Short task ▸
Starting with the first line of the data below, copy each line up to and including the one containing "from matplotlib.ticker import FuncFormatter". Pictures stay out.
◆ ◆ ◆ ◆ ◆ ◆ ◆
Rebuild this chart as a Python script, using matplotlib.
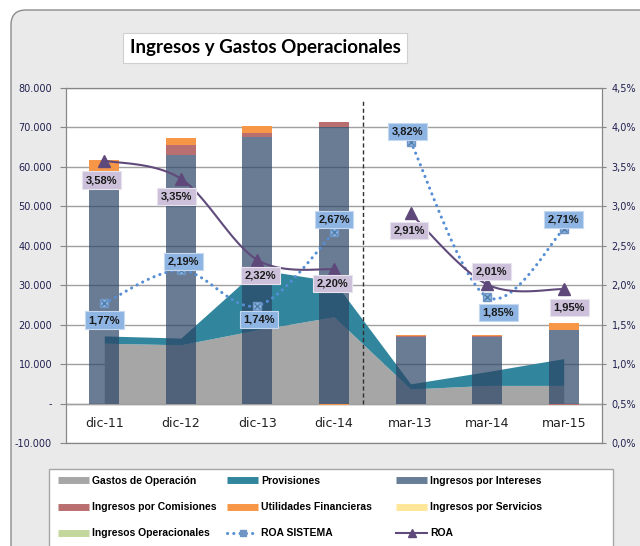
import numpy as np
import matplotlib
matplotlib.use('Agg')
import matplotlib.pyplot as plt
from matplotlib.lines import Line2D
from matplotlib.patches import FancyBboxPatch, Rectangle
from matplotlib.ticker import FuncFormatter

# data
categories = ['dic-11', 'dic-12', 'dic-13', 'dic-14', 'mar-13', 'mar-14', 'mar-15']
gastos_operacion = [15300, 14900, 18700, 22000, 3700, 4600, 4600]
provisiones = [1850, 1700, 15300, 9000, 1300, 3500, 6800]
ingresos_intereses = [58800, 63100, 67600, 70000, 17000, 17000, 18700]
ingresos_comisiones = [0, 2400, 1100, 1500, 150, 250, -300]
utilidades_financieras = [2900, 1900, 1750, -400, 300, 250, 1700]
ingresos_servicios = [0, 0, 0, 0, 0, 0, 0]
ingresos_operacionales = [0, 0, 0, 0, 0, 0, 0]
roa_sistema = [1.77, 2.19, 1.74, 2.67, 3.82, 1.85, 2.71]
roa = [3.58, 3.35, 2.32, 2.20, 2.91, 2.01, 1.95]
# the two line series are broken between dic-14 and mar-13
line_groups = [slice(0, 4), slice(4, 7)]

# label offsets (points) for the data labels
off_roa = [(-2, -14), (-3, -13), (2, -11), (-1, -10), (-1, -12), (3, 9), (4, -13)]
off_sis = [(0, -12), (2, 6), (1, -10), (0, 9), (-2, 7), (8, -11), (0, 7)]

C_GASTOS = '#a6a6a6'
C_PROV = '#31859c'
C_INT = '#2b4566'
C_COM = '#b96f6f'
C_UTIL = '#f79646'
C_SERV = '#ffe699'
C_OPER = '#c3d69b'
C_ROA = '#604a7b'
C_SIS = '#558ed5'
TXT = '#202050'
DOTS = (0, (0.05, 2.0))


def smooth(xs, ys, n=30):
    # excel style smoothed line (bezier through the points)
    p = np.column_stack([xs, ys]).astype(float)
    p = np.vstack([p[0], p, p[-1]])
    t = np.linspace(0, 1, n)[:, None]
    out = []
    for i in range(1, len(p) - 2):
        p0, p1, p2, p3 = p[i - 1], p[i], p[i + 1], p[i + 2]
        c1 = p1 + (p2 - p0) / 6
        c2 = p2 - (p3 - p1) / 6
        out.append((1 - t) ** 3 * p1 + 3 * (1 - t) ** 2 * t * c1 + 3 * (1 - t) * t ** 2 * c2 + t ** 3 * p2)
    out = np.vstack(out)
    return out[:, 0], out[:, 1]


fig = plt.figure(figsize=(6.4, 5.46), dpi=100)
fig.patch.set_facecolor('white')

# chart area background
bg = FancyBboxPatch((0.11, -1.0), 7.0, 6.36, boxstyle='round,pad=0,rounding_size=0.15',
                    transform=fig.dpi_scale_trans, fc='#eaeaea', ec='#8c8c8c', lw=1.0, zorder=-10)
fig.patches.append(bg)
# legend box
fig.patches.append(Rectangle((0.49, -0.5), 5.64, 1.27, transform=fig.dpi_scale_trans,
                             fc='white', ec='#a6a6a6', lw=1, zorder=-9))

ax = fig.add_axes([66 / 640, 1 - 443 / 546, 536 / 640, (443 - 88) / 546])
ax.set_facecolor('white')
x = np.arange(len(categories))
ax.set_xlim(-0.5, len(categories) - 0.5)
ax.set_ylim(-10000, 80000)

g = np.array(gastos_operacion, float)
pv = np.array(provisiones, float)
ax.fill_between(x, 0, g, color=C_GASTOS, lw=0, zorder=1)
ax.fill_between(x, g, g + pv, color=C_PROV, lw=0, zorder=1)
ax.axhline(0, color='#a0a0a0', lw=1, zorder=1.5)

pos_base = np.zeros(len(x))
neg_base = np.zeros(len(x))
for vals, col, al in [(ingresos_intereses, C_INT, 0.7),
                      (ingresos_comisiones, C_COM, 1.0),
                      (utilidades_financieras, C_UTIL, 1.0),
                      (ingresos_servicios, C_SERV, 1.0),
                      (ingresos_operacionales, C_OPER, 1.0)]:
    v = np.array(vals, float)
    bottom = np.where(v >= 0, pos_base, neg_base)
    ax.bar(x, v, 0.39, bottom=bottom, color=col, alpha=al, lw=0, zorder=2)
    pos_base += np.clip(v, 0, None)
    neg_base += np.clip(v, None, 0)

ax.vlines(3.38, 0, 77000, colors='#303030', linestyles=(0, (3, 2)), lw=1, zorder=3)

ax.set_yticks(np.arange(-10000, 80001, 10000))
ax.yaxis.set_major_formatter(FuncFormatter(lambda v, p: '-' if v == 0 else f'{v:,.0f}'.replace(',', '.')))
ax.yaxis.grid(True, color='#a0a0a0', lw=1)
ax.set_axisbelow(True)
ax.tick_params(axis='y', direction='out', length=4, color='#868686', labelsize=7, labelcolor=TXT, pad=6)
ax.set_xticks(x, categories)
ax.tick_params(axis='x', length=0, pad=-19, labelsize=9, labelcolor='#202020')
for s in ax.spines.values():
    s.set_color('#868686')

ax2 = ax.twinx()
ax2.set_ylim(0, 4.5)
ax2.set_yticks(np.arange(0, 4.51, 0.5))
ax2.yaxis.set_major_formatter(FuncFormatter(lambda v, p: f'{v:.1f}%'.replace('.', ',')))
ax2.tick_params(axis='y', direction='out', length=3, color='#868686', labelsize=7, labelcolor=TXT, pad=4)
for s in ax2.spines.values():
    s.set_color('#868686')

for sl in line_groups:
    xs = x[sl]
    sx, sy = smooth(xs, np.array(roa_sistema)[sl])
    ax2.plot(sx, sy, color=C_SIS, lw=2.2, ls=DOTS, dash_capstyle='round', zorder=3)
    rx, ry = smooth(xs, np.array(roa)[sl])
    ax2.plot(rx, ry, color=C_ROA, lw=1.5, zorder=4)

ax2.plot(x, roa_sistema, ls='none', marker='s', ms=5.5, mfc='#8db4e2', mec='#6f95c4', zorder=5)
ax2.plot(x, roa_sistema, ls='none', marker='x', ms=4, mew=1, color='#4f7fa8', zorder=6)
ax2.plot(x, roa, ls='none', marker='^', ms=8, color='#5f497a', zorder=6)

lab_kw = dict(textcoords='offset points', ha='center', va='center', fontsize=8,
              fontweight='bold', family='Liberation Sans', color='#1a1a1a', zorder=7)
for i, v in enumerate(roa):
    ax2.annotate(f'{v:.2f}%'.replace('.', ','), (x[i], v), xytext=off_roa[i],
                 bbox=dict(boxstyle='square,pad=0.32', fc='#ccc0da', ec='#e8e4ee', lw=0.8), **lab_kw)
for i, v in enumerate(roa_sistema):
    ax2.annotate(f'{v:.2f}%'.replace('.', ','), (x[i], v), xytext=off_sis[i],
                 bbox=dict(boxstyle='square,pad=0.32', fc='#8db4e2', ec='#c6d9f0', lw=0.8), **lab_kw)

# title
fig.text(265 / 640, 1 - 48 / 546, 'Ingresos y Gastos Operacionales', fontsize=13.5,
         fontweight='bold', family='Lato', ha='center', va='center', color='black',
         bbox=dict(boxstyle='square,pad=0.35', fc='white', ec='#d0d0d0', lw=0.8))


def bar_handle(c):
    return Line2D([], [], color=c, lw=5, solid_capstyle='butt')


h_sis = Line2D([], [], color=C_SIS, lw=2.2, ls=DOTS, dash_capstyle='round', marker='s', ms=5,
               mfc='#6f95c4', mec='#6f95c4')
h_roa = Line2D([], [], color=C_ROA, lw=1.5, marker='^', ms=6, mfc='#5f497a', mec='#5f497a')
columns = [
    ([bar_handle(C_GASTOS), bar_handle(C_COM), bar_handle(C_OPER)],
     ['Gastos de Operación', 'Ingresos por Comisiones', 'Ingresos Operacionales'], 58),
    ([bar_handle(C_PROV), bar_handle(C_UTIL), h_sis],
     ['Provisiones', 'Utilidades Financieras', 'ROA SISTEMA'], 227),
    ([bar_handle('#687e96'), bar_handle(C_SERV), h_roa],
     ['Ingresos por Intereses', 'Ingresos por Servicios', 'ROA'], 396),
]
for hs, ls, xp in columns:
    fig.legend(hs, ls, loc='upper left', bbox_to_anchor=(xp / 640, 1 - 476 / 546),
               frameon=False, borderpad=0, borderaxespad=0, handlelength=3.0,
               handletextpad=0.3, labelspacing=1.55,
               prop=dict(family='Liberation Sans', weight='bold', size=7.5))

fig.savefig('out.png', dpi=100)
◆ ◆ ◆ ◆ ◆ ◆ ◆
Solution ▸
Rebuild this chart as a Python script, using matplotlib.
import numpy as np
import matplotlib
matplotlib.use('Agg')
import matplotlib.pyplot as plt
from matplotlib.lines import Line2D
from matplotlib.patches import FancyBboxPatch, Rectangle
from matplotlib.ticker import FuncFormatter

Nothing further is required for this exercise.